Instructions for the task:
Copy nothing but the text: reproduce each line of the listing exactly and leave the pictures out.

———

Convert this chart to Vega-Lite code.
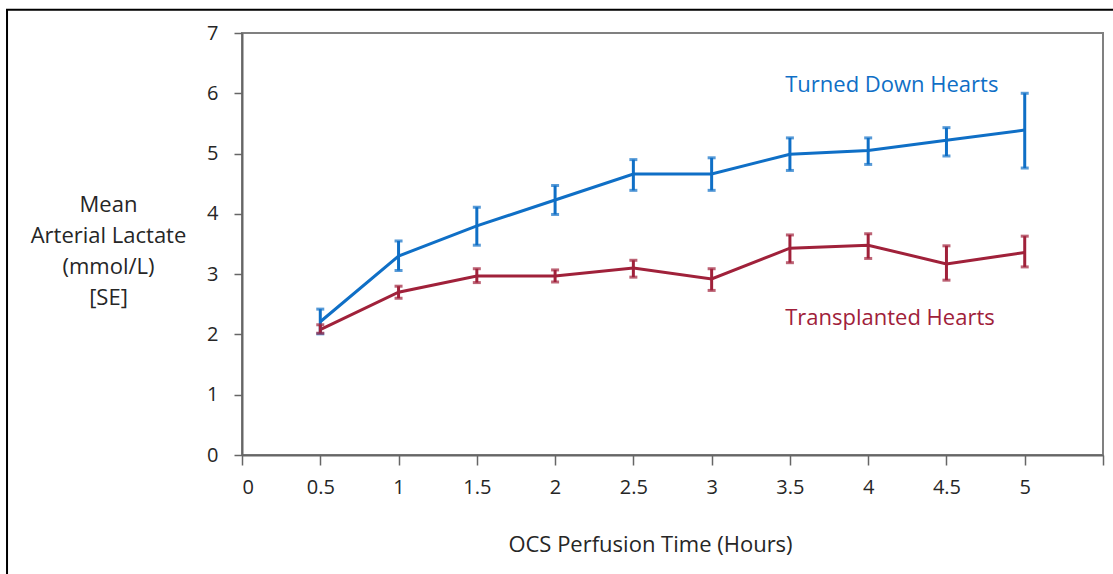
{
  "$schema": "https://vega.github.io/schema/vega-lite/v6.json",
  "width": 861,
  "height": 422,
  "autosize": {"type": "none"},
  "padding": {"left": 242, "top": 33, "right": 10, "bottom": 119},
  "background": "white",
  "config": {
    "font": "Open Sans",
    "view": {"stroke": "#808080", "strokeWidth": 2},
    "axis": {
      "grid": false,
      "domainColor": "#666666",
      "domainWidth": 2,
      "tickColor": "#666666",
      "tickWidth": 1.5,
      "labelFont": "Open Sans",
      "labelFontSize": 20,
      "labelColor": "#262626",
      "titleFont": "Open Sans",
      "titleFontSize": 22,
      "titleFontWeight": "normal",
      "titleColor": "#262626"
    }
  },
  "datasets": {
    "series": [
      {"t": 0.5, "series": "Turned Down Hearts", "mean": 2.21, "lo": 2.01, "hi": 2.42},
      {"t": 1.0, "series": "Turned Down Hearts", "mean": 3.30, "lo": 3.06, "hi": 3.55},
      {"t": 1.5, "series": "Turned Down Hearts", "mean": 3.80, "lo": 3.48, "hi": 4.11},
      {"t": 2.0, "series": "Turned Down Hearts", "mean": 4.23, "lo": 3.99, "hi": 4.47},
      {"t": 2.5, "series": "Turned Down Hearts", "mean": 4.66, "lo": 4.39, "hi": 4.90},
      {"t": 3.0, "series": "Turned Down Hearts", "mean": 4.66, "lo": 4.39, "hi": 4.93},
      {"t": 3.5, "series": "Turned Down Hearts", "mean": 4.99, "lo": 4.72, "hi": 5.26},
      {"t": 4.0, "series": "Turned Down Hearts", "mean": 5.05, "lo": 4.82, "hi": 5.26},
      {"t": 4.5, "series": "Turned Down Hearts", "mean": 5.22, "lo": 4.96, "hi": 5.43},
      {"t": 5.0, "series": "Turned Down Hearts", "mean": 5.39, "lo": 4.76, "hi": 6.00},
      {"t": 0.5, "series": "Transplanted Hearts", "mean": 2.08, "lo": 2.02, "hi": 2.16},
      {"t": 1.0, "series": "Transplanted Hearts", "mean": 2.70, "lo": 2.60, "hi": 2.80},
      {"t": 1.5, "series": "Transplanted Hearts", "mean": 2.97, "lo": 2.86, "hi": 3.09},
      {"t": 2.0, "series": "Transplanted Hearts", "mean": 2.97, "lo": 2.87, "hi": 3.07},
      {"t": 2.5, "series": "Transplanted Hearts", "mean": 3.10, "lo": 2.95, "hi": 3.23},
      {"t": 3.0, "series": "Transplanted Hearts", "mean": 2.92, "lo": 2.73, "hi": 3.09},
      {"t": 3.5, "series": "Transplanted Hearts", "mean": 3.43, "lo": 3.19, "hi": 3.65},
      {"t": 4.0, "series": "Transplanted Hearts", "mean": 3.48, "lo": 3.26, "hi": 3.67},
      {"t": 4.5, "series": "Transplanted Hearts", "mean": 3.17, "lo": 2.90, "hi": 3.47},
      {"t": 5.0, "series": "Transplanted Hearts", "mean": 3.36, "lo": 3.12, "hi": 3.63}
    ],
    "labels": [
      {"label": "Turned Down Hearts", "lx": 3.47, "ly": 6.14},
      {"label": "Transplanted Hearts", "lx": 3.47, "ly": 2.28}
    ],
    "frame": [{"x0": -1.501, "x1": 5.9, "y0": 7.385, "y1": -2.3}]
  },
  "layer": [
    {
      "data": {"name": "frame"},
      "mark": {"type": "rect", "fill": null, "fillOpacity": 0, "stroke": "#000000", "strokeWidth": 2, "clip": false},
      "encoding": {
        "x": {"field": "x0", "type": "quantitative", "scale": {"domain": [0, 5.5], "nice": false, "zero": false}, "axis": {
          "title": "OCS Perfusion Time (Hours)",
          "values": [0, 0.5, 1, 1.5, 2, 2.5, 3, 3.5, 4, 4.5, 5, 5.5],
          "labelExpr": "datum.value == 5.5 ? '' : format(datum.value, '~g')",
          "tickSize": 10,
          "labelPadding": 12,
          "titleX": 408,
          "titleY": 89,
          "titleBaseline": "middle",
          "titleAlign": "center",
          "titleAnchor": null
        }},
        "x2": {"field": "x1"},
        "y": {"field": "y0", "type": "quantitative", "scale": {"domain": [0, 7], "nice": false, "zero": false}, "axis": {
          "title": ["Mean", "Arterial Lactate", "(mmol/L)", "[SE]"],
          "values": [0, 1, 2, 3, 4, 5, 6, 7],
          "format": "~g",
          "tickSize": 8,
          "labelPadding": 16,
          "titleAngle": 0,
          "titleAlign": "center",
          "titleBaseline": "middle",
          "titleLineHeight": 31.3,
          "titleX": -134,
          "titleY": 171
        }},
        "y2": {"field": "y1"}
      }
    },
    {
      "data": {"name": "series"},
      "mark": {"type": "line", "strokeWidth": 3},
      "encoding": {
        "x": {"field": "t", "type": "quantitative"},
        "y": {"field": "mean", "type": "quantitative"},
        "color": {"field": "series", "type": "nominal", "scale": {"domain": ["Turned Down Hearts", "Transplanted Hearts"], "range": ["#0F6FC6", "#A0213A"]}, "legend": null}
      }
    },
    {
      "data": {"name": "series"},
      "mark": {"type": "rule", "strokeWidth": 3},
      "encoding": {
        "x": {"field": "t", "type": "quantitative"},
        "y": {"field": "lo", "type": "quantitative"},
        "y2": {"field": "hi"},
        "color": {"field": "series", "type": "nominal", "legend": null}
      }
    },
    {
      "data": {"name": "series"},
      "mark": {"type": "tick", "orient": "horizontal", "size": 8, "thickness": 3},
      "encoding": {
        "x": {"field": "t", "type": "quantitative"},
        "y": {"field": "lo", "type": "quantitative"},
        "color": {"field": "series", "type": "nominal", "legend": null}
      }
    },
    {
      "data": {"name": "series"},
      "mark": {"type": "tick", "orient": "horizontal", "size": 8, "thickness": 3},
      "encoding": {
        "x": {"field": "t", "type": "quantitative"},
        "y": {"field": "hi", "type": "quantitative"},
        "color": {"field": "series", "type": "nominal", "legend": null}
      }
    },
    {
      "data": {"name": "labels"},
      "mark": {"type": "text", "align": "left", "baseline": "middle", "fontSize": 22, "font": "Open Sans"},
      "encoding": {
        "x": {"field": "lx", "type": "quantitative"},
        "y": {"field": "ly", "type": "quantitative"},
        "text": {"field": "label"},
        "color": {"field": "label", "type": "nominal", "scale": {"domain": ["Turned Down Hearts", "Transplanted Hearts"], "range": ["#0F6FC6", "#A0213A"]}, "legend": null}
      }
    }
  ]
}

———

Full answer:
Convert this chart to Vega-Lite code.
{
  "$schema": "https://vega.github.io/schema/vega-lite/v6.json",
  "width": 861,
  "height": 422,
  "autosize": {"type": "none"},
  "padding": {"left": 242, "top": 33, "right": 10, "bottom": 119},
  "background": "white",
  "config": {
    "font": "Open Sans",
    "view": {"stroke": "#808080", "strokeWidth": 2},
    "axis": {
      "grid": false,
      "domainColor": "#666666",
      "domainWidth": 2,
      "tickColor": "#666666",
      "tickWidth": 1.5,
      "labelFont": "Open Sans",
      "labelFontSize": 20,
      "labelColor": "#262626",
      "titleFont": "Open Sans",
      "titleFontSize": 22,
      "titleFontWeight": "normal",
      "titleColor": "#262626"
    }
  },
  "datasets": {
    "series": [
      {"t": 0.5, "series": "Turned Down Hearts", "mean": 2.21, "lo": 2.01, "hi": 2.42},
      {"t": 1.0, "series": "Turned Down Hearts", "mean": 3.30, "lo": 3.06, "hi": 3.55},
      {"t": 1.5, "series": "Turned Down Hearts", "mean": 3.80, "lo": 3.48, "hi": 4.11},
      {"t": 2.0, "series": "Turned Down Hearts", "mean": 4.23, "lo": 3.99, "hi": 4.47},
      {"t": 2.5, "series": "Turned Down Hearts", "mean": 4.66, "lo": 4.39, "hi": 4.90},
      {"t": 3.0, "series": "Turned Down Hearts", "mean": 4.66, "lo": 4.39, "hi": 4.93},
      {"t": 3.5, "series": "Turned Down Hearts", "mean": 4.99, "lo": 4.72, "hi": 5.26},
      {"t": 4.0, "series": "Turned Down Hearts", "mean": 5.05, "lo": 4.82, "hi": 5.26},
      {"t": 4.5, "series": "Turned Down Hearts", "mean": 5.22, "lo": 4.96, "hi": 5.43},
      {"t": 5.0, "series": "Turned Down Hearts", "mean": 5.39, "lo": 4.76, "hi": 6.00},
      {"t": 0.5, "series": "Transplanted Hearts", "mean": 2.08, "lo": 2.02, "hi": 2.16},
      {"t": 1.0, "series": "Transplanted Hearts", "mean": 2.70, "lo": 2.60, "hi": 2.80},
      {"t": 1.5, "series": "Transplanted Hearts", "mean": 2.97, "lo": 2.86, "hi": 3.09},
      {"t": 2.0, "series": "Transplanted Hearts", "mean": 2.97, "lo": 2.87, "hi": 3.07},
      {"t": 2.5, "series": "Transplanted Hearts", "mean": 3.10, "lo": 2.95, "hi": 3.23},
      {"t": 3.0, "series": "Transplanted Hearts", "mean": 2.92, "lo": 2.73, "hi": 3.09},
      {"t": 3.5, "series": "Transplanted Hearts", "mean": 3.43, "lo": 3.19, "hi": 3.65},
      {"t": 4.0, "series": "Transplanted Hearts", "mean": 3.48, "lo": 3.26, "hi": 3.67},
      {"t": 4.5, "series": "Transplanted Hearts", "mean": 3.17, "lo": 2.90, "hi": 3.47},
      {"t": 5.0, "series": "Transplanted Hearts", "mean": 3.36, "lo": 3.12, "hi": 3.63}
    ],
    "labels": [
      {"label": "Turned Down Hearts", "lx": 3.47, "ly": 6.14},
      {"label": "Transplanted Hearts", "lx": 3.47, "ly": 2.28}
    ],
    "frame": [{"x0": -1.501, "x1": 5.9, "y0": 7.385, "y1": -2.3}]
  },
  "layer": [
    {
      "data": {"name": "frame"},
      "mark": {"type": "rect", "fill": null, "fillOpacity": 0, "stroke": "#000000", "strokeWidth": 2, "clip": false},
      "encoding": {
        "x": {"field": "x0", "type": "quantitative", "scale": {"domain": [0, 5.5], "nice": false, "zero": false}, "axis": {
          "title": "OCS Perfusion Time (Hours)",
          "values": [0, 0.5, 1, 1.5, 2, 2.5, 3, 3.5, 4, 4.5, 5, 5.5],
          "labelExpr": "datum.value == 5.5 ? '' : format(datum.value, '~g')",
          "tickSize": 10,
          "labelPadding": 12,
          "titleX": 408,
          "titleY": 89,
          "titleBaseline": "middle",
          "titleAlign": "center",
          "titleAnchor": null
        }},
        "x2": {"field": "x1"},
        "y": {"field": "y0", "type": "quantitative", "scale": {"domain": [0, 7], "nice": false, "zero": false}, "axis": {
          "title": ["Mean", "Arterial Lactate", "(mmol/L)", "[SE]"],
          "values": [0, 1, 2, 3, 4, 5, 6, 7],
          "format": "~g",
          "tickSize": 8,
          "labelPadding": 16,
          "titleAngle": 0,
          "titleAlign": "center",
          "titleBaseline": "middle",
          "titleLineHeight": 31.3,
          "titleX": -134,
          "titleY": 171
        }},
        "y2": {"field": "y1"}
      }
    },
    {
      "data": {"name": "series"},
      "mark": {"type": "line", "strokeWidth": 3},
      "encoding": {
        "x": {"field": "t", "type": "quantitative"},
        "y": {"field": "mean", "type": "quantitative"},
        "color": {"field": "series", "type": "nominal", "scale": {"domain": ["Turned Down Hearts", "Transplanted Hearts"], "range": ["#0F6FC6", "#A0213A"]}, "legend": null}
      }
    },
    {
      "data": {"name": "series"},
      "mark": {"type": "rule", "strokeWidth": 3},
      "encoding": {
        "x": {"field": "t", "type": "quantitative"},
        "y": {"field": "lo", "type": "quantitative"},
        "y2": {"field": "hi"},
        "color": {"field": "series", "type": "nominal", "legend": null}
      }
    },
    {
      "data": {"name": "series"},
      "mark": {"type": "tick", "orient": "horizontal", "size": 8, "thickness": 3},
      "encoding": {
        "x": {"field": "t", "type": "quantitative"},
        "y": {"field": "lo", "type": "quantitative"},
        "color": {"field": "series", "type": "nominal", "legend": null}
      }
    },
    {
      "data": {"name": "series"},
      "mark": {"type": "tick", "orient": "horizontal", "size": 8, "thickness": 3},
      "encoding": {
        "x": {"field": "t", "type": "quantitative"},
        "y": {"field": "hi", "type": "quantitative"},
        "color": {"field": "series", "type": "nominal", "legend": null}
      }
    },
    {
      "data": {"name": "labels"},
      "mark": {"type": "text", "align": "left", "baseline": "middle", "fontSize": 22, "font": "Open Sans"},
      "encoding": {
        "x": {"field": "lx", "type": "quantitative"},
        "y": {"field": "ly", "type": "quantitative"},
        "text": {"field": "label"},
        "color": {"field": "label", "type": "nominal", "scale": {"domain": ["Turned Down Hearts", "Transplanted Hearts"], "range": ["#0F6FC6", "#A0213A"]}, "legend": null}
      }
    }
  ]
}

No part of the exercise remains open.